EXERCISE DESCRIPTION:
Carry none of the pictures over; set down the material below exactly.

DATA SEGMENT:
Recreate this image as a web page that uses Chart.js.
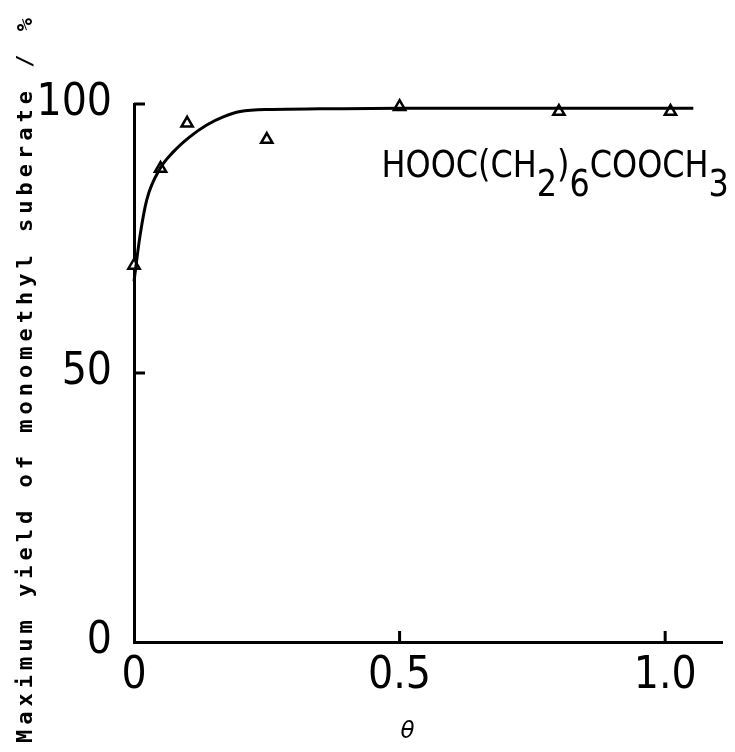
<!DOCTYPE html>
<html>
<head>
<meta charset="utf-8">
<script src="https://cdn.jsdelivr.net/npm/chart.js@4.4.1/dist/chart.umd.min.js"></script>
<style>
  html, body { margin: 0; padding: 0; background: #fff; }
  #chart { display: block; }
</style>
</head>
<body>
<canvas id="chart" width="735" height="752"></canvas>
<script>
// Data
const thetaPoints = [0, 0.05, 0.1, 0.25, 0.5, 0.8, 1.01];
const yieldPoints = [70, 88, 96.4, 93.4, 99.5, 98.6, 98.6];

// Hand-drawn fitted curve
const curveTheta = [0, 0.011, 0.024, 0.049, 0.074, 0.105, 0.137, 0.168, 0.2, 0.26, 0.35, 0.5, 0.8, 1.053];
const curveYield = [67, 75.3, 82.2, 88, 91.1, 93.9, 96.1, 97.6, 98.6, 99.0, 99.1, 99.2, 99.2, 99.2];

const xTicks = [0, 0.5, 1.0];
const xTickLabels = ['0', '0.5', '1.0'];
const yTicks = [0, 50, 100];
const yTickLabels = ['0', '50', '100'];

const xTitle = 'θ';
const yTitle = 'Maximum yield of monomethyl suberate / %';
// compound label, pieces with subscript flag
const compoundParts = [['HOOC(CH', false], ['2', true], [')', false], ['6', true], ['COOCH', false], ['3', true]];
const compoundFrom = [0.466, 86.4];
const compoundTo = 1.12;
const xTitleAt = 0.515;

document.addEventListener('DOMContentLoaded', function() {
    const ctx = document.getElementById('chart').getContext('2d');
    const tickFont = '"Liberation Sans Narrow", "DejaVu Sans Condensed", sans-serif';

    // Ticks inward + texts drawn on top
    const extrasPlugin = {
        id: 'extras',
        afterDraw(chart) {
            const c = chart.ctx;
            const xs = chart.scales.x;
            const ys = chart.scales.y;
            const area = chart.chartArea;
            c.save();
            c.strokeStyle = '#000';
            c.lineWidth = 3;
            c.beginPath();
            yTicks.forEach(function(v) {
                if (v === 0) return;
                const py = ys.getPixelForValue(v);
                c.moveTo(area.left, py);
                c.lineTo(area.left + 11, py);
            });
            xTicks.forEach(function(v) {
                if (v === 0) return;
                const px = xs.getPixelForValue(v);
                c.moveTo(px, area.bottom);
                c.lineTo(px, area.bottom - 11);
            });
            c.stroke();

            // theta under the axis
            c.fillStyle = '#000';
            c.font = 'italic 23px "DejaVu Sans", sans-serif';
            c.textAlign = 'center';
            c.textBaseline = 'middle';
            c.fillText(xTitle, xs.getPixelForValue(xTitleAt), area.bottom + 90);

            // y axis title, spaced typewriter letters
            c.translate(26, 378);
            c.rotate(-Math.PI / 2);
            c.font = 'bold 22px "DejaVu Sans Mono", monospace';
            c.letterSpacing = '5px';
            c.fillText(yTitle, 0, 0);
            c.restore();

            // compound formula, squeezed to the width it has in the figure
            c.save();
            c.fillStyle = '#000';
            c.font = '37px ' + tickFont;
            c.textBaseline = 'alphabetic';
            const x0 = xs.getPixelForValue(compoundFrom[0]);
            const base = ys.getPixelForValue(compoundFrom[1]);
            let total = 0;
            compoundParts.forEach(function(p) { total += c.measureText(p[0]).width; });
            const squeeze = (xs.getPixelForValue(compoundTo) - x0) / total;
            c.translate(x0, base);
            c.scale(squeeze, 1);
            let x = 0;
            compoundParts.forEach(function(p) {
                c.fillText(p[0], x, p[1] ? 19 : 0);
                x += c.measureText(p[0]).width;
            });
            c.restore();
        }
    };

    new Chart(ctx, {
        type: 'scatter',
        data: {
            datasets: [
                {
                    type: 'line',
                    data: curveTheta.map((t, i) => ({ x: t, y: curveYield[i] })),
                    borderColor: '#000',
                    borderWidth: 3,
                    pointRadius: 0,
                    cubicInterpolationMode: 'monotone',
                    fill: false,
                    clip: false
                },
                {
                    data: thetaPoints.map((t, i) => ({ x: t, y: yieldPoints[i] })),
                    pointStyle: 'triangle',
                    pointRadius: 6.5,
                    pointBorderWidth: 2.5,
                    borderColor: '#000',
                    backgroundColor: '#fff',
                    clip: false
                }
            ]
        },
        options: {
            responsive: false,
            animation: false,
            layout: { padding: { top: 104, right: 13, left: 0, bottom: 0 } },
            plugins: {
                legend: { display: false },
                tooltip: { enabled: false }
            },
            scales: {
                x: {
                    type: 'linear',
                    min: 0,
                    max: 1.107,
                    afterBuildTicks: function(scale) {
                        scale.ticks = xTicks.map(v => ({ value: v }));
                    },
                    afterFit: function(scale) { scale.height = 110; },
                    grid: { display: false },
                    border: { display: true, color: '#000', width: 3 },
                    ticks: {
                        color: '#000',
                        padding: 0,
                        maxRotation: 0,
                        font: { family: tickFont, size: 44 },
                        callback: function(v) { return xTickLabels[xTicks.indexOf(v)]; }
                    }
                },
                y: {
                    type: 'linear',
                    min: 0,
                    max: 100,
                    afterBuildTicks: function(scale) {
                        scale.ticks = yTicks.map(v => ({ value: v }));
                    },
                    afterFit: function(scale) { scale.width = 134; },
                    grid: { display: false },
                    border: { display: true, color: '#000', width: 3 },
                    ticks: {
                        color: '#000',
                        padding: 14,
                        font: { family: tickFont, size: 44 },
                        callback: function(v) { return yTickLabels[yTicks.indexOf(v)]; }
                    }
                }
            }
        },
        plugins: [extrasPlugin]
    });
});
</script>
</body>
</html>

EXPECTED ANSWER:
Recreate this image as a web page that uses Chart.js.
<!DOCTYPE html>
<html>
<head>
<meta charset="utf-8">
<script src="https://cdn.jsdelivr.net/npm/chart.js@4.4.1/dist/chart.umd.min.js"></script>
<style>
  html, body { margin: 0; padding: 0; background: #fff; }
  #chart { display: block; }
</style>
</head>
<body>
<canvas id="chart" width="735" height="752"></canvas>
<script>
// Data
const thetaPoints = [0, 0.05, 0.1, 0.25, 0.5, 0.8, 1.01];
const yieldPoints = [70, 88, 96.4, 93.4, 99.5, 98.6, 98.6];

// Hand-drawn fitted curve
const curveTheta = [0, 0.011, 0.024, 0.049, 0.074, 0.105, 0.137, 0.168, 0.2, 0.26, 0.35, 0.5, 0.8, 1.053];
const curveYield = [67, 75.3, 82.2, 88, 91.1, 93.9, 96.1, 97.6, 98.6, 99.0, 99.1, 99.2, 99.2, 99.2];

const xTicks = [0, 0.5, 1.0];
const xTickLabels = ['0', '0.5', '1.0'];
const yTicks = [0, 50, 100];
const yTickLabels = ['0', '50', '100'];

const xTitle = 'θ';
const yTitle = 'Maximum yield of monomethyl suberate / %';
// compound label, pieces with subscript flag
const compoundParts = [['HOOC(CH', false], ['2', true], [')', false], ['6', true], ['COOCH', false], ['3', true]];
const compoundFrom = [0.466, 86.4];
const compoundTo = 1.12;
const xTitleAt = 0.515;

document.addEventListener('DOMContentLoaded', function() {
    const ctx = document.getElementById('chart').getContext('2d');
    const tickFont = '"Liberation Sans Narrow", "DejaVu Sans Condensed", sans-serif';

    // Ticks inward + texts drawn on top
    const extrasPlugin = {
        id: 'extras',
        afterDraw(chart) {
            const c = chart.ctx;
            const xs = chart.scales.x;
            const ys = chart.scales.y;
            const area = chart.chartArea;
            c.save();
            c.strokeStyle = '#000';
            c.lineWidth = 3;
            c.beginPath();
            yTicks.forEach(function(v) {
                if (v === 0) return;
                const py = ys.getPixelForValue(v);
                c.moveTo(area.left, py);
                c.lineTo(area.left + 11, py);
            });
            xTicks.forEach(function(v) {
                if (v === 0) return;
                const px = xs.getPixelForValue(v);
                c.moveTo(px, area.bottom);
                c.lineTo(px, area.bottom - 11);
            });
            c.stroke();

            // theta under the axis
            c.fillStyle = '#000';
            c.font = 'italic 23px "DejaVu Sans", sans-serif';
            c.textAlign = 'center';
            c.textBaseline = 'middle';
            c.fillText(xTitle, xs.getPixelForValue(xTitleAt), area.bottom + 90);

            // y axis title, spaced typewriter letters
            c.translate(26, 378);
            c.rotate(-Math.PI / 2);
            c.font = 'bold 22px "DejaVu Sans Mono", monospace';
            c.letterSpacing = '5px';
            c.fillText(yTitle, 0, 0);
            c.restore();

            // compound formula, squeezed to the width it has in the figure
            c.save();
            c.fillStyle = '#000';
            c.font = '37px ' + tickFont;
            c.textBaseline = 'alphabetic';
            const x0 = xs.getPixelForValue(compoundFrom[0]);
            const base = ys.getPixelForValue(compoundFrom[1]);
            let total = 0;
            compoundParts.forEach(function(p) { total += c.measureText(p[0]).width; });
            const squeeze = (xs.getPixelForValue(compoundTo) - x0) / total;
            c.translate(x0, base);
            c.scale(squeeze, 1);
            let x = 0;
            compoundParts.forEach(function(p) {
                c.fillText(p[0], x, p[1] ? 19 : 0);
                x += c.measureText(p[0]).width;
            });
            c.restore();
        }
    };

    new Chart(ctx, {
        type: 'scatter',
        data: {
            datasets: [
                {
                    type: 'line',
                    data: curveTheta.map((t, i) => ({ x: t, y: curveYield[i] })),
                    borderColor: '#000',
                    borderWidth: 3,
                    pointRadius: 0,
                    cubicInterpolationMode: 'monotone',
                    fill: false,
                    clip: false
                },
                {
                    data: thetaPoints.map((t, i) => ({ x: t, y: yieldPoints[i] })),
                    pointStyle: 'triangle',
                    pointRadius: 6.5,
                    pointBorderWidth: 2.5,
                    borderColor: '#000',
                    backgroundColor: '#fff',
                    clip: false
                }
            ]
        },
        options: {
            responsive: false,
            animation: false,
            layout: { padding: { top: 104, right: 13, left: 0, bottom: 0 } },
            plugins: {
                legend: { display: false },
                tooltip: { enabled: false }
            },
            scales: {
                x: {
                    type: 'linear',
                    min: 0,
                    max: 1.107,
                    afterBuildTicks: function(scale) {
                        scale.ticks = xTicks.map(v => ({ value: v }));
                    },
                    afterFit: function(scale) { scale.height = 110; },
                    grid: { display: false },
                    border: { display: true, color: '#000', width: 3 },
                    ticks: {
                        color: '#000',
                        padding: 0,
                        maxRotation: 0,
                        font: { family: tickFont, size: 44 },
                        callback: function(v) { return xTickLabels[xTicks.indexOf(v)]; }
                    }
                },
                y: {
                    type: 'linear',
                    min: 0,
                    max: 100,
                    afterBuildTicks: function(scale) {
                        scale.ticks = yTicks.map(v => ({ value: v }));
                    },
                    afterFit: function(scale) { scale.width = 134; },
                    grid: { display: false },
                    border: { display: true, color: '#000', width: 3 },
                    ticks: {
                        color: '#000',
                        padding: 14,
                        font: { family: tickFont, size: 44 },
                        callback: function(v) { return yTickLabels[yTicks.indexOf(v)]; }
                    }
                }
            }
        },
        plugins: [extrasPlugin]
    });
});
</script>
</body>
</html>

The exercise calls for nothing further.